Un disarmo mai attuato anche se il comando di Naqoura attribuisce tale compito alle forze libanesi che per espletarlo potrebbero chiedere il supporto ai caschi blu. Nella pratica nessuno ha mai cercato di sottrarre armi agli Hezbollah che invece si sono rafforzati ripristinando gli arsenali di razzi e acquisendo persino missili iraniani in grado di colpire tutto il territorio israeliano e non solo la Galilea. Due settimane or sono, in visita a Beirut, il Segretario generale dell'Onu Banki-moon ha ribadito la necessità di disarmare Hezbollah chiedendo a tutte le milizie di rinunciare al loro arsenale e dicendosi ''preoccupato'' per la situazione libanese.

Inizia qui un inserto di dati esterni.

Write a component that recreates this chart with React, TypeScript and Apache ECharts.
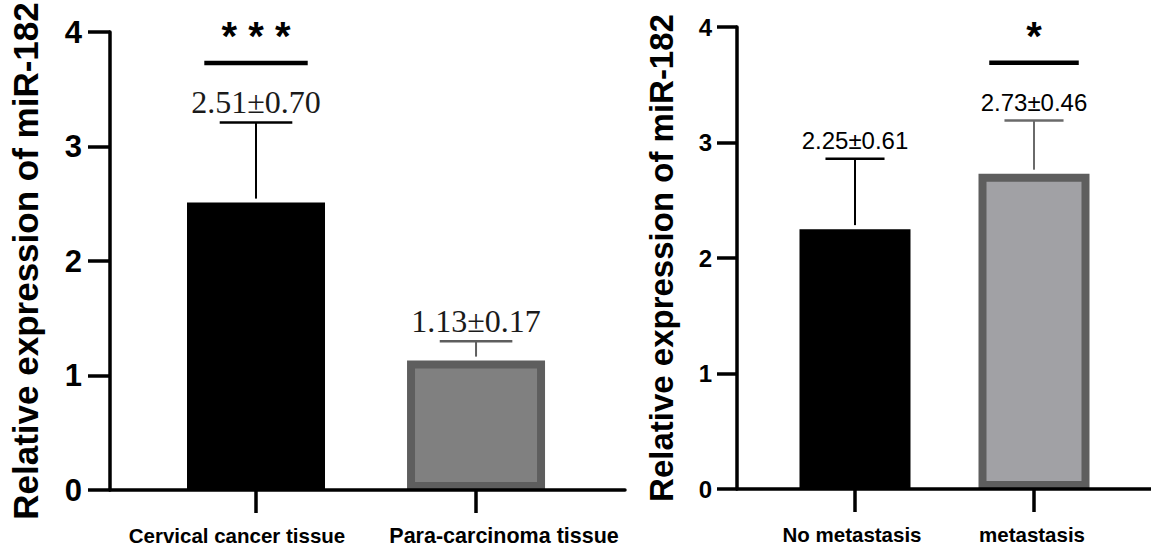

Un gesto che ha inasprito le tensioni con il movimento scita il cui leader Seyed Hassan Nasrallah, ha risposto provocatoriamente di essere felice per le preoccupazioni di Ban ki-moon.''Queste preoccupazioni ci rassicurano e ci fanno piacere . Non ci interessa se gli Stati Uniti e Israele sono preoccupati'', ha aggiunto il leader sciita. ''Confermiamo che la nostra scelta sono la via della resistenza e le armi della resistenza''. Il contesto nel quale opera oggi la missione di pace dell'Onu non è quindi dei più agevoli e coinvolge direttamente l'Italia che per i prossimi due o tre anni avrà il comando dei 12 mila caschi blu provenienti da 35 Paesi. Di questi poco più di 1.100 sono italiani. Il contingente dell'Operazione Leonte ha subito tagli consistenti l'anno scorso riducendosi di un terzo rispetto ai 1.780 militari presenti un anno or sono , Un taglio che ha permesso di ridurre i costi a 157 milioni nel 2012 contro i 198 milioni del 2011 e i 260 del 2010.